Portrait23: Identity – Dylan Mooney.

Rebecca Ray, National Portrait Gallery of Australia, 15 Nov 2022

Dylan Mooney is a proud Yuwi man from Mackay, Queensland with cultural connections to the Torres Strait and South Sea Islands. Working across painting, printmaking, digital illustration and drawing, his works are influenced by a rich intersection and amalgamation of identities, cultures and histories. Often speaking to the shared experiences of First Nations peoples in a collective sense, Mooney visually translates stories of resilience, survival, connection and love. He has exhibited widely across Queensland, Sydney and Melbourne, with his work commissioned by Google, Rolling Stone and Art Collector

For Portrait23: Identity, Dylan is creating a series of hand-drawn illustrative portraits of his arts community from Central/North Queensland, with text and language physically stitched into the paper with natural fibres. The statements reflect the preciousness of intergenerational knowledge transfer and the continuation of culture and identity through language, anchored in ancient practice. 

 

Rebecca: Tell us about your Portrait23: Identity work.

 

Dylan: This drawing series depicts what appears to be simply portraits of Indigenous people from Central/North Queensland, but which are overlaid with text. The statements reflect what we hold precious to us and how we communicate these languages that have been passed down to us through our families, culture and communities. The overall theme is looking at how these statements – whether they be political, everyday words, funny, positive, negative, cultural – can change the meaning of a portrait when they are superimposed on the work. It’s about telling our story of resilience, thriving, survival, how far we’ve come as a people, what we’ve achieved ... and where we’ll be in the future.

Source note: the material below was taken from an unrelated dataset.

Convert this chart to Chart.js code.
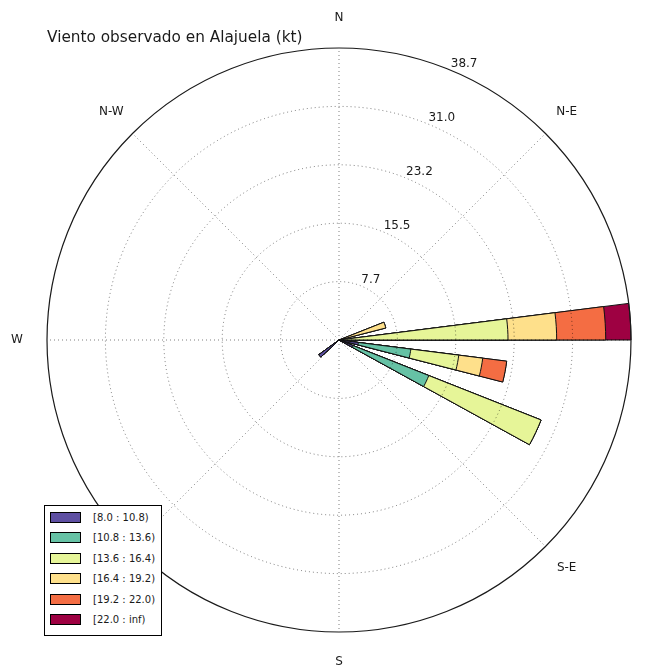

Rebecca: Can you talk about the sitters featured within your work?

 

Dylan: I’ve chosen people who I have a connection with, but who I haven’t necessarily known for a long time. I was looking for the language we use when we meet each other, especially as Indigenous people growing up in Queensland, we have that common language up here that connects us no matter where we come from. For example, I have Kyra Mackletow, we’ve been best friends for about six years now. And the artist Tony Albert.

 

Rebecca: You’ve incorporated that language throughout the work. Could you talk a little bit more about that and why it’s really significant?

 

Dylan: So with the text, I’m looking at Aboriginal English or even Creole as well, because I think it’s so ingrained within our culture and our identities. We can go anywhere and just walk up to a person and introduce ourselves. And we know just straight away from that language, we make that connection instantly as well. So I’m stitching the language into the actual paper that I’m using to show that the symbolism of our language is ingrained within our identities, within our culture. I’m hoping to use natural fibres to also bring it back to culture and the lands that we live on and where we travel, all of that.

 

Rebecca: Your work is divided up into smaller pieces that fit together to make a whole. What made you decide on that specific composition style?

 

Dylan: It just came down to experimentation. For me the pieces represent our histories, looking back at our histories of Australia and within Queensland, that separation and that dispossession, but also looking now into the present day, we come from so many places as well. And then bringing these separate panels together, just talking back to that connection to place and Country, and to community as well, because community is a very big part of who I am and who we are as Indigenous peoples.

 

Rebecca: I think a lot of people would be familiar with your vibrant, colourful digital art. So with Portrait23: Identity, what made you decide on this pencil illustration?

 

Dylan: Because people do know me for my digital works now, I wanted to show I can go into other mediums and techniques as well, and it was just good to go back to where I first started off as an artist. The digital work is a new thing for me still, I’ve only been doing it for about three years now, but pencil and paper was my original and my first ever style. So just getting back into that and making sure I don’t lose that connection with the pencil and paper.